# What to produce
Skip the pictures, please, and write out exactly the lines from the opening of the data through the line containing "['#e9907a', '#f5ae84', '#fdd48c'])".

######

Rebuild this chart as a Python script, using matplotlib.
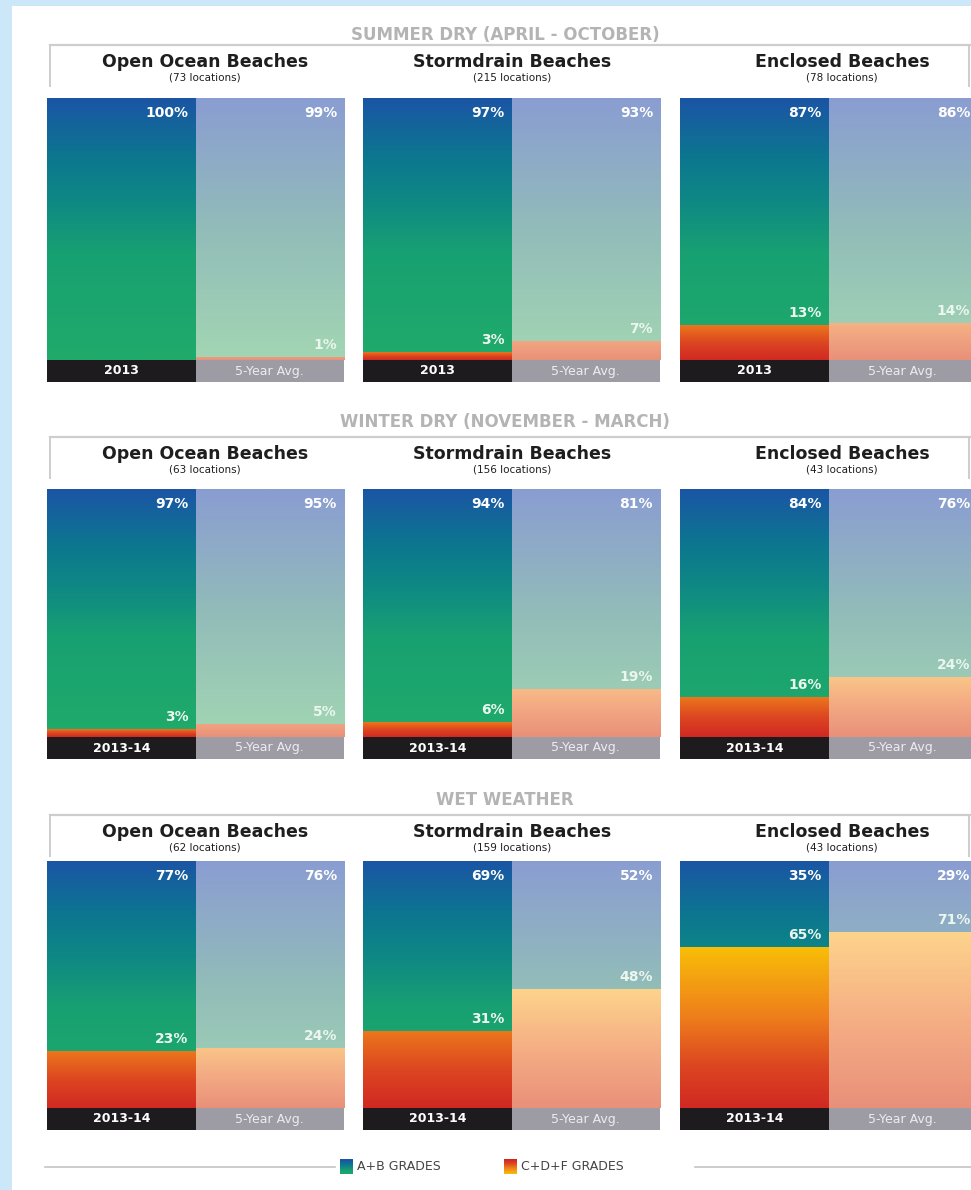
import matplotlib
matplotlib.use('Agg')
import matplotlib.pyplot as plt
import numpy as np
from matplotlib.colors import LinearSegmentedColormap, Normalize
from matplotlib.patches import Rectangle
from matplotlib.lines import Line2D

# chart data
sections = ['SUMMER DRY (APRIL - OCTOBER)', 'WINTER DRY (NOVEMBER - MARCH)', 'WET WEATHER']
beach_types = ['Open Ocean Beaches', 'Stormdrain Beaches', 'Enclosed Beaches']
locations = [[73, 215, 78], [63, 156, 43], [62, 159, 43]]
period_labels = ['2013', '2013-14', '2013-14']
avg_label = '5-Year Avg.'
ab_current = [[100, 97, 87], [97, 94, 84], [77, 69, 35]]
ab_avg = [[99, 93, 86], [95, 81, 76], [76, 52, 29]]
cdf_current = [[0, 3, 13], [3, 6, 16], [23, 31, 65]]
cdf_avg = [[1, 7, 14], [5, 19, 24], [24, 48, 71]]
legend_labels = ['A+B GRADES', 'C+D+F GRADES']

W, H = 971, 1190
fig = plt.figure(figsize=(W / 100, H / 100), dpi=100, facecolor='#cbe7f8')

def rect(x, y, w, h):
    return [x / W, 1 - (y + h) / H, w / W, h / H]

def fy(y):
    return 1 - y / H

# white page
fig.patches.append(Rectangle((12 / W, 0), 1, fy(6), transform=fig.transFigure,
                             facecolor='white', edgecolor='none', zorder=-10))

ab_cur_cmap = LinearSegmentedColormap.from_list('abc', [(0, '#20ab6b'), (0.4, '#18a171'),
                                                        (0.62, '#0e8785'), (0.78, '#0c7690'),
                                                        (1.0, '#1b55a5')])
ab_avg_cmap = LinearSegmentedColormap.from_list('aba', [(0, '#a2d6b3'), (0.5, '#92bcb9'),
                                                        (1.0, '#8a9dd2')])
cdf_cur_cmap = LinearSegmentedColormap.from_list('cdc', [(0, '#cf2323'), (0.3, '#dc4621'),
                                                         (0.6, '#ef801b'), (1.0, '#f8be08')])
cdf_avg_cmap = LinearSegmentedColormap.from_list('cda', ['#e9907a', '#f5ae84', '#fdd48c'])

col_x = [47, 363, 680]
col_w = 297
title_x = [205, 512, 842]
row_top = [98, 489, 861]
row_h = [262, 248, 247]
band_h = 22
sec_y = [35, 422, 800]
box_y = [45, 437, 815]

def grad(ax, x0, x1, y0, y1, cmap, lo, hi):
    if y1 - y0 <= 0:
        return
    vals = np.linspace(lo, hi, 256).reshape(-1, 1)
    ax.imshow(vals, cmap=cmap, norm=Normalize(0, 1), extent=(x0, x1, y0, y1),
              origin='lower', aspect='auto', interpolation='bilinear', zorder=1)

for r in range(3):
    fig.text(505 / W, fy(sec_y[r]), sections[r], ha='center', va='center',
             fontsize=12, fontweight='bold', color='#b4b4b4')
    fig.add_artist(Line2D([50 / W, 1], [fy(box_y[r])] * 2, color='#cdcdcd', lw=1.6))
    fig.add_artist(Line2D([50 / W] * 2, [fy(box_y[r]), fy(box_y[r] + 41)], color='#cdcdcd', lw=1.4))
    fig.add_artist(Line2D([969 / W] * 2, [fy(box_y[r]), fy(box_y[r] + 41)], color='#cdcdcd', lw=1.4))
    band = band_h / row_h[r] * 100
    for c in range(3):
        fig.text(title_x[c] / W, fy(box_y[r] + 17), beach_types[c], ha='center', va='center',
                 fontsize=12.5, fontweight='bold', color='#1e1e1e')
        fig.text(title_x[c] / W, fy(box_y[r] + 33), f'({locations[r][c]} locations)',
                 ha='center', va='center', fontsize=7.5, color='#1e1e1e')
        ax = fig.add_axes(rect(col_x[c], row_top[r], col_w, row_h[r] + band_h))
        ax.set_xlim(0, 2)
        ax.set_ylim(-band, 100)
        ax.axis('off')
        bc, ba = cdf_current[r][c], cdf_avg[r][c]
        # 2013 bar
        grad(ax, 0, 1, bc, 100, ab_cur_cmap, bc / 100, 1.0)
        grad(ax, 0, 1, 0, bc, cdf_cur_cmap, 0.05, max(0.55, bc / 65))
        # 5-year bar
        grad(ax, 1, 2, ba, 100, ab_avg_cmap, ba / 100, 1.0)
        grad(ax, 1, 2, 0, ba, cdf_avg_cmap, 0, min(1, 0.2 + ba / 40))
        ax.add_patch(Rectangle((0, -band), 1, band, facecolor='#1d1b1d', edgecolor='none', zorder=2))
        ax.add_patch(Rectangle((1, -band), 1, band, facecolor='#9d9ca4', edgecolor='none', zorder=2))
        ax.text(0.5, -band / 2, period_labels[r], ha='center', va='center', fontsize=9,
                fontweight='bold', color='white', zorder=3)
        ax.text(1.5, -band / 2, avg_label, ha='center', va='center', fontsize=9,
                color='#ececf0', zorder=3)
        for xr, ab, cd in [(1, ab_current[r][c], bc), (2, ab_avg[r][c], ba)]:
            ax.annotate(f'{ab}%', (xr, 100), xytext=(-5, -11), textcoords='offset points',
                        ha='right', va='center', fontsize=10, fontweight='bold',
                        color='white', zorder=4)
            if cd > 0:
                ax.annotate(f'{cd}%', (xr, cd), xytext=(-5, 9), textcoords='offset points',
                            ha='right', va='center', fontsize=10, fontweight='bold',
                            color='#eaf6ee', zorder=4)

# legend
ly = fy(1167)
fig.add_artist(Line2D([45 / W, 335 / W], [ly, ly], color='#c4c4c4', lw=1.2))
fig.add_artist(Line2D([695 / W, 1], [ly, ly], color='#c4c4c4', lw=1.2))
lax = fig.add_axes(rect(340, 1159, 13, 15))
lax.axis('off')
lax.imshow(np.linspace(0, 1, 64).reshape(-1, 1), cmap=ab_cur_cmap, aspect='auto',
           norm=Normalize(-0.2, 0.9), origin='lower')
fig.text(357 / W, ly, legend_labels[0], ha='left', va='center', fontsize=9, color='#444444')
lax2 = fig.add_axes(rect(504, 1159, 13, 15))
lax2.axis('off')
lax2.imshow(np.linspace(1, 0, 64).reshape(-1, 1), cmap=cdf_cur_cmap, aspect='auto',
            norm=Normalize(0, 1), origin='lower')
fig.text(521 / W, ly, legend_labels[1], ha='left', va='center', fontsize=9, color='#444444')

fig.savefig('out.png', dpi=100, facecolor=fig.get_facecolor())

######

# Response
Rebuild this chart as a Python script, using matplotlib.
import matplotlib
matplotlib.use('Agg')
import matplotlib.pyplot as plt
import numpy as np
from matplotlib.colors import LinearSegmentedColormap, Normalize
from matplotlib.patches import Rectangle
from matplotlib.lines import Line2D

# chart data
sections = ['SUMMER DRY (APRIL - OCTOBER)', 'WINTER DRY (NOVEMBER - MARCH)', 'WET WEATHER']
beach_types = ['Open Ocean Beaches', 'Stormdrain Beaches', 'Enclosed Beaches']
locations = [[73, 215, 78], [63, 156, 43], [62, 159, 43]]
period_labels = ['2013', '2013-14', '2013-14']
avg_label = '5-Year Avg.'
ab_current = [[100, 97, 87], [97, 94, 84], [77, 69, 35]]
ab_avg = [[99, 93, 86], [95, 81, 76], [76, 52, 29]]
cdf_current = [[0, 3, 13], [3, 6, 16], [23, 31, 65]]
cdf_avg = [[1, 7, 14], [5, 19, 24], [24, 48, 71]]
legend_labels = ['A+B GRADES', 'C+D+F GRADES']

W, H = 971, 1190
fig = plt.figure(figsize=(W / 100, H / 100), dpi=100, facecolor='#cbe7f8')

def rect(x, y, w, h):
    return [x / W, 1 - (y + h) / H, w / W, h / H]

def fy(y):
    return 1 - y / H

# white page
fig.patches.append(Rectangle((12 / W, 0), 1, fy(6), transform=fig.transFigure,
                             facecolor='white', edgecolor='none', zorder=-10))

ab_cur_cmap = LinearSegmentedColormap.from_list('abc', [(0, '#20ab6b'), (0.4, '#18a171'),
                                                        (0.62, '#0e8785'), (0.78, '#0c7690'),
                                                        (1.0, '#1b55a5')])
ab_avg_cmap = LinearSegmentedColormap.from_list('aba', [(0, '#a2d6b3'), (0.5, '#92bcb9'),
                                                        (1.0, '#8a9dd2')])
cdf_cur_cmap = LinearSegmentedColormap.from_list('cdc', [(0, '#cf2323'), (0.3, '#dc4621'),
                                                         (0.6, '#ef801b'), (1.0, '#f8be08')])
cdf_avg_cmap = LinearSegmentedColormap.from_list('cda', ['#e9907a', '#f5ae84', '#fdd48c'])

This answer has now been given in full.